Wednesday, July 28, 2010

COINS IN THE AIR

Consider a coin being tossed. One person has guessed heads. His opponent, having little choice, waits for tails. The penny or nickel, dime or quarter does its erratic dance. It rises up in an erratic, almost enigmatic arc. All eyes are waiting for its fall. Which each step as it descends, time not only seems to slow down but also fall down, as if fortune itself seemed destined to tweak time's pace and render it moot. The coin would fall at its own sweet rate, outcome be damned. The people are mere players in the object's own plan. When one's moral fortune rides on the end of a bet, theories of relativity gain force with their weight.

Between two, such a bet is a mere divergence. Imagine a flip simultaneously taking place all over the planet. Two sides (multiplied by three billion) facing each other and raising their eyes upwards. The end result will decide a bet; settle a wager; allow one to start while the other must wait?

How much money would this be, soaring through the same sky? Add up the currency and you have the concentrated input of a multitude of half-starved dreams. Who gets the ultimate balance of such hopes and desires? Which accounts will swell with the unearned pride of luck, chance's kindred soul, if not identical twin?

Shall we watch the coins fall slowly to earth? Some part of me recoils at the sight, as if they were beautiful birds whose wings' bring colours had faded and whose fate was sealed. If one can imagine all the coins in all the countries landing on all the hands stretched out to catch them, then what else can one conceive? A coin that can't stop flipping, I suppose. A coin that sways from head to tails and back again with a tempo that tempts the harshest of hearts. This luck shall be spread, such hijinks suggest.
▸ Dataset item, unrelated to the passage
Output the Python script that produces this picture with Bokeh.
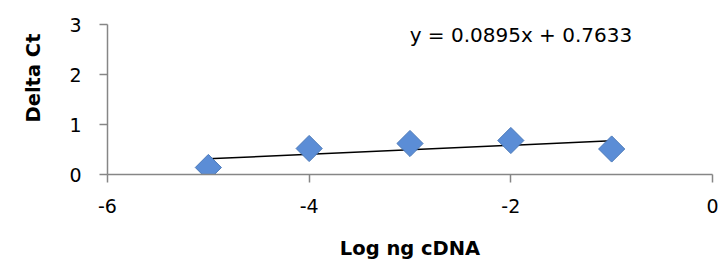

For if a coin cannot be coerced into choosing one side or the other, then perhaps time itself can be tempted to ignore its more outrageous demands.

A series of coins tossed end upon end, with observers on hand to watch and to wait. Billions of us, waiting it out. And waiting. And waiting. Perhaps it is best for the coins to hold sway. If the coins do not land, then luck has no domain or dominion. If the game cannot start, the game cannot end. If we watch and we wait and refuse to buy in, then who is to say whose coin shall be best?